Extracted material -
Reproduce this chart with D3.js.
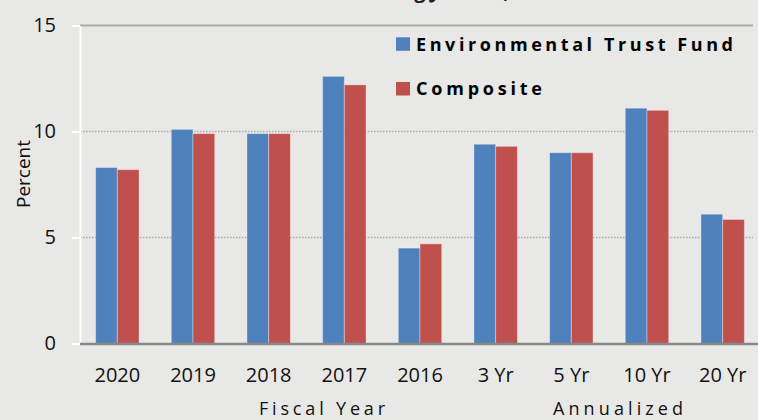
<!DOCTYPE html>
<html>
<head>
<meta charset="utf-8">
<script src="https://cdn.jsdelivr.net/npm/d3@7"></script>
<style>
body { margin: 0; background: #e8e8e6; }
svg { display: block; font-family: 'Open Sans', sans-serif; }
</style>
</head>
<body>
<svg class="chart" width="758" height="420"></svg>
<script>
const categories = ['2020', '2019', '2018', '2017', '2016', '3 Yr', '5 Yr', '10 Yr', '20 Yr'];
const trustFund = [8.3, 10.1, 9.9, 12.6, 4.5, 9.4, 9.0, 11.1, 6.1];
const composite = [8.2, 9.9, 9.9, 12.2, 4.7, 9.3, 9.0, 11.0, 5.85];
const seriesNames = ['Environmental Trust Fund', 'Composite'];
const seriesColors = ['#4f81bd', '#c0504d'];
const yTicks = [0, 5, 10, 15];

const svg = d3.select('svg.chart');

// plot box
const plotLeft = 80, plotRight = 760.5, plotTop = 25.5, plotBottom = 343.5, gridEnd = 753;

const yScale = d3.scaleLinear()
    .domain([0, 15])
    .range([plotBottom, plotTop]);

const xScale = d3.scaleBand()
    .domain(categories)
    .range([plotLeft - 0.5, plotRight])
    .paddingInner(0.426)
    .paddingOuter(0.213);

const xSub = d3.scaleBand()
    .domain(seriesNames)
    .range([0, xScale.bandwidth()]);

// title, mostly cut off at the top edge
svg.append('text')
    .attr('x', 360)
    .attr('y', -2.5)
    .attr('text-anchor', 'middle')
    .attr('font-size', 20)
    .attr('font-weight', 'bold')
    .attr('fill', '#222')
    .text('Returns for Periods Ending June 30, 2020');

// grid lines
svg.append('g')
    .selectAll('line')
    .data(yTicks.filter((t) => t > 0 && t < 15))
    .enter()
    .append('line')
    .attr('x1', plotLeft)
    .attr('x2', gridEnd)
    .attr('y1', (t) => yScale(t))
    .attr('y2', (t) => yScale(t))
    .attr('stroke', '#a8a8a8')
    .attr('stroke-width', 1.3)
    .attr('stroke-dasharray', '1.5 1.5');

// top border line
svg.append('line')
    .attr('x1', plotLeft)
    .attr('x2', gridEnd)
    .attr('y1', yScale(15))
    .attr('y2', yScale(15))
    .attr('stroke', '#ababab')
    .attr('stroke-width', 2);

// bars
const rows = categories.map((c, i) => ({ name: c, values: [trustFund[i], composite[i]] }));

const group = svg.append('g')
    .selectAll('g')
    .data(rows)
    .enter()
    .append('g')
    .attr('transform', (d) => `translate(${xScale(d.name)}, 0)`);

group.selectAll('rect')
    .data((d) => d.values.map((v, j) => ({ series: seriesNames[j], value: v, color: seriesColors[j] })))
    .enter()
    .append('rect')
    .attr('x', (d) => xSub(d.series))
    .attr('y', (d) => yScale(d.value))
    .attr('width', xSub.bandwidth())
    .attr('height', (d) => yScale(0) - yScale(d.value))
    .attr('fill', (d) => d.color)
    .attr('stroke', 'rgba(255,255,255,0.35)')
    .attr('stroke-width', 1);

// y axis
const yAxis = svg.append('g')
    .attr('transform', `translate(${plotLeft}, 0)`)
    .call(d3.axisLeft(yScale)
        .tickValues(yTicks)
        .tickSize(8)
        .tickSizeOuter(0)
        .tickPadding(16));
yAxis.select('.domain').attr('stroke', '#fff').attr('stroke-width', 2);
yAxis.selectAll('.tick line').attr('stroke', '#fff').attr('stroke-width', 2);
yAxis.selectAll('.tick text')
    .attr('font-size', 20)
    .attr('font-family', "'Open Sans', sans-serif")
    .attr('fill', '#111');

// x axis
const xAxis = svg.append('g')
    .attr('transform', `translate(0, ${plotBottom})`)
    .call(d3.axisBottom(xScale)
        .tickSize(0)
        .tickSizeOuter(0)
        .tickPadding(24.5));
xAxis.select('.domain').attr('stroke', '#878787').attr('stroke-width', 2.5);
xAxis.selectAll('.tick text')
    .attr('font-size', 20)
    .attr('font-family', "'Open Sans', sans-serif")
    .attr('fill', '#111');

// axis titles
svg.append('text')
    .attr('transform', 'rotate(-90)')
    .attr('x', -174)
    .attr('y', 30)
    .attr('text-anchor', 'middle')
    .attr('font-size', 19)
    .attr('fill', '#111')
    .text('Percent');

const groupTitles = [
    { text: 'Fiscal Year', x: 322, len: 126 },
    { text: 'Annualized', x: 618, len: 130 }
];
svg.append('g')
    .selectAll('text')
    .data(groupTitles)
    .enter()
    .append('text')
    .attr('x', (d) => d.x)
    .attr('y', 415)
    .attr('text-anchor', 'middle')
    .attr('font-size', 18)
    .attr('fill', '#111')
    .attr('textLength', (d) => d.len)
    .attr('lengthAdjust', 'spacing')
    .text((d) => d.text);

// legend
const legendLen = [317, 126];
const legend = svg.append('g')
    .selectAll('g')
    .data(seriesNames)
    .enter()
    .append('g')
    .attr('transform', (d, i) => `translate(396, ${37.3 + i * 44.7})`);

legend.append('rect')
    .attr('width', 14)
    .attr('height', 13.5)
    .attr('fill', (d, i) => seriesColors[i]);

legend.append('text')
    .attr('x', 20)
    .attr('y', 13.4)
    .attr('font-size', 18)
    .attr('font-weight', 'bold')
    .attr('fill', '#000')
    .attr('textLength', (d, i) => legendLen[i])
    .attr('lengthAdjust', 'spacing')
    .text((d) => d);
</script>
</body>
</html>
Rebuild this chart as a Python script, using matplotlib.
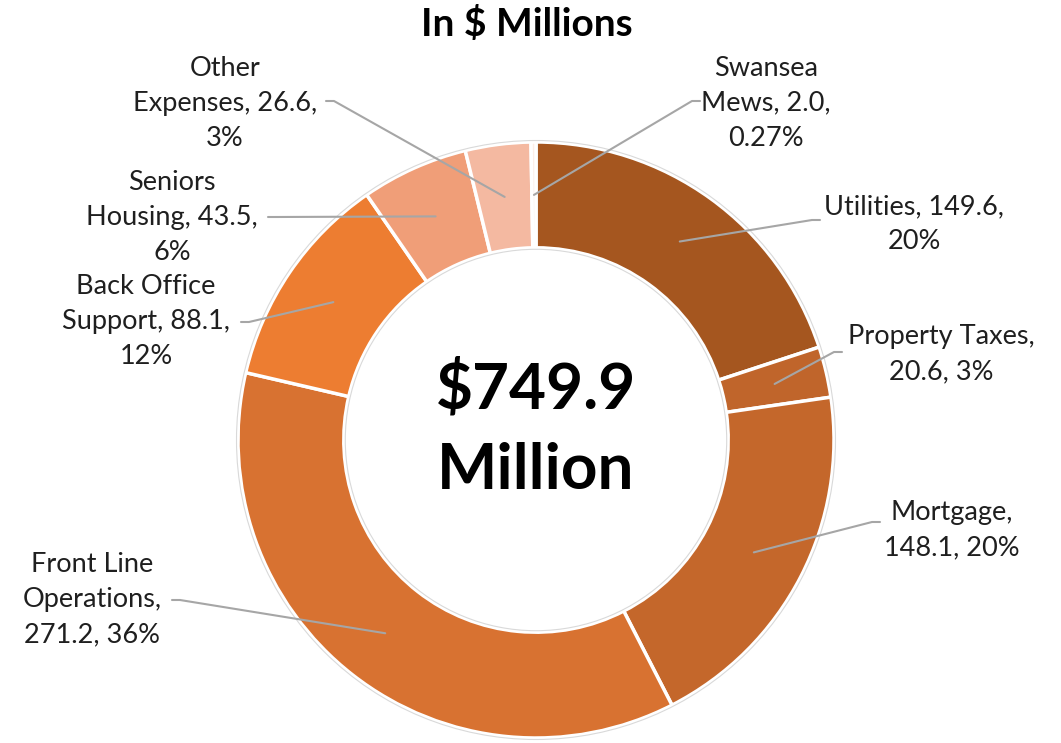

The request - Every record must be copied exactly, with the pictures left out.

Result of this exercise -
Reproduce this chart with D3.js.
<!DOCTYPE html>
<html>
<head>
<meta charset="utf-8">
<script src="https://cdn.jsdelivr.net/npm/d3@7"></script>
<style>
body { margin: 0; background: #e8e8e6; }
svg { display: block; font-family: 'Open Sans', sans-serif; }
</style>
</head>
<body>
<svg class="chart" width="758" height="420"></svg>
<script>
const categories = ['2020', '2019', '2018', '2017', '2016', '3 Yr', '5 Yr', '10 Yr', '20 Yr'];
const trustFund = [8.3, 10.1, 9.9, 12.6, 4.5, 9.4, 9.0, 11.1, 6.1];
const composite = [8.2, 9.9, 9.9, 12.2, 4.7, 9.3, 9.0, 11.0, 5.85];
const seriesNames = ['Environmental Trust Fund', 'Composite'];
const seriesColors = ['#4f81bd', '#c0504d'];
const yTicks = [0, 5, 10, 15];

const svg = d3.select('svg.chart');

// plot box
const plotLeft = 80, plotRight = 760.5, plotTop = 25.5, plotBottom = 343.5, gridEnd = 753;

const yScale = d3.scaleLinear()
    .domain([0, 15])
    .range([plotBottom, plotTop]);

const xScale = d3.scaleBand()
    .domain(categories)
    .range([plotLeft - 0.5, plotRight])
    .paddingInner(0.426)
    .paddingOuter(0.213);

const xSub = d3.scaleBand()
    .domain(seriesNames)
    .range([0, xScale.bandwidth()]);

// title, mostly cut off at the top edge
svg.append('text')
    .attr('x', 360)
    .attr('y', -2.5)
    .attr('text-anchor', 'middle')
    .attr('font-size', 20)
    .attr('font-weight', 'bold')
    .attr('fill', '#222')
    .text('Returns for Periods Ending June 30, 2020');

// grid lines
svg.append('g')
    .selectAll('line')
    .data(yTicks.filter((t) => t > 0 && t < 15))
    .enter()
    .append('line')
    .attr('x1', plotLeft)
    .attr('x2', gridEnd)
    .attr('y1', (t) => yScale(t))
    .attr('y2', (t) => yScale(t))
    .attr('stroke', '#a8a8a8')
    .attr('stroke-width', 1.3)
    .attr('stroke-dasharray', '1.5 1.5');

// top border line
svg.append('line')
    .attr('x1', plotLeft)
    .attr('x2', gridEnd)
    .attr('y1', yScale(15))
    .attr('y2', yScale(15))
    .attr('stroke', '#ababab')
    .attr('stroke-width', 2);

// bars
const rows = categories.map((c, i) => ({ name: c, values: [trustFund[i], composite[i]] }));

const group = svg.append('g')
    .selectAll('g')
    .data(rows)
    .enter()
    .append('g')
    .attr('transform', (d) => `translate(${xScale(d.name)}, 0)`);

group.selectAll('rect')
    .data((d) => d.values.map((v, j) => ({ series: seriesNames[j], value: v, color: seriesColors[j] })))
    .enter()
    .append('rect')
    .attr('x', (d) => xSub(d.series))
    .attr('y', (d) => yScale(d.value))
    .attr('width', xSub.bandwidth())
    .attr('height', (d) => yScale(0) - yScale(d.value))
    .attr('fill', (d) => d.color)
    .attr('stroke', 'rgba(255,255,255,0.35)')
    .attr('stroke-width', 1);

// y axis
const yAxis = svg.append('g')
    .attr('transform', `translate(${plotLeft}, 0)`)
    .call(d3.axisLeft(yScale)
        .tickValues(yTicks)
        .tickSize(8)
        .tickSizeOuter(0)
        .tickPadding(16));
yAxis.select('.domain').attr('stroke', '#fff').attr('stroke-width', 2);
yAxis.selectAll('.tick line').attr('stroke', '#fff').attr('stroke-width', 2);
yAxis.selectAll('.tick text')
    .attr('font-size', 20)
    .attr('font-family', "'Open Sans', sans-serif")
    .attr('fill', '#111');

// x axis
const xAxis = svg.append('g')
    .attr('transform', `translate(0, ${plotBottom})`)
    .call(d3.axisBottom(xScale)
        .tickSize(0)
        .tickSizeOuter(0)
        .tickPadding(24.5));
xAxis.select('.domain').attr('stroke', '#878787').attr('stroke-width', 2.5);
xAxis.selectAll('.tick text')
    .attr('font-size', 20)
    .attr('font-family', "'Open Sans', sans-serif")
    .attr('fill', '#111');

// axis titles
svg.append('text')
    .attr('transform', 'rotate(-90)')
    .attr('x', -174)
    .attr('y', 30)
    .attr('text-anchor', 'middle')
    .attr('font-size', 19)
    .attr('fill', '#111')
    .text('Percent');

const groupTitles = [
    { text: 'Fiscal Year', x: 322, len: 126 },
    { text: 'Annualized', x: 618, len: 130 }
];
svg.append('g')
    .selectAll('text')
    .data(groupTitles)
    .enter()
    .append('text')
    .attr('x', (d) => d.x)
    .attr('y', 415)
    .attr('text-anchor', 'middle')
    .attr('font-size', 18)
    .attr('fill', '#111')
    .attr('textLength', (d) => d.len)
    .attr('lengthAdjust', 'spacing')
    .text((d) => d.text);

// legend
const legendLen = [317, 126];
const legend = svg.append('g')
    .selectAll('g')
    .data(seriesNames)
    .enter()
    .append('g')
    .attr('transform', (d, i) => `translate(396, ${37.3 + i * 44.7})`);

legend.append('rect')
    .attr('width', 14)
    .attr('height', 13.5)
    .attr('fill', (d, i) => seriesColors[i]);

legend.append('text')
    .attr('x', 20)
    .attr('y', 13.4)
    .attr('font-size', 18)
    .attr('font-weight', 'bold')
    .attr('fill', '#000')
    .attr('textLength', (d, i) => legendLen[i])
    .attr('lengthAdjust', 'spacing')
    .text((d) => d);
</script>
</body>
</html>
Rebuild this chart as a Python script, using matplotlib.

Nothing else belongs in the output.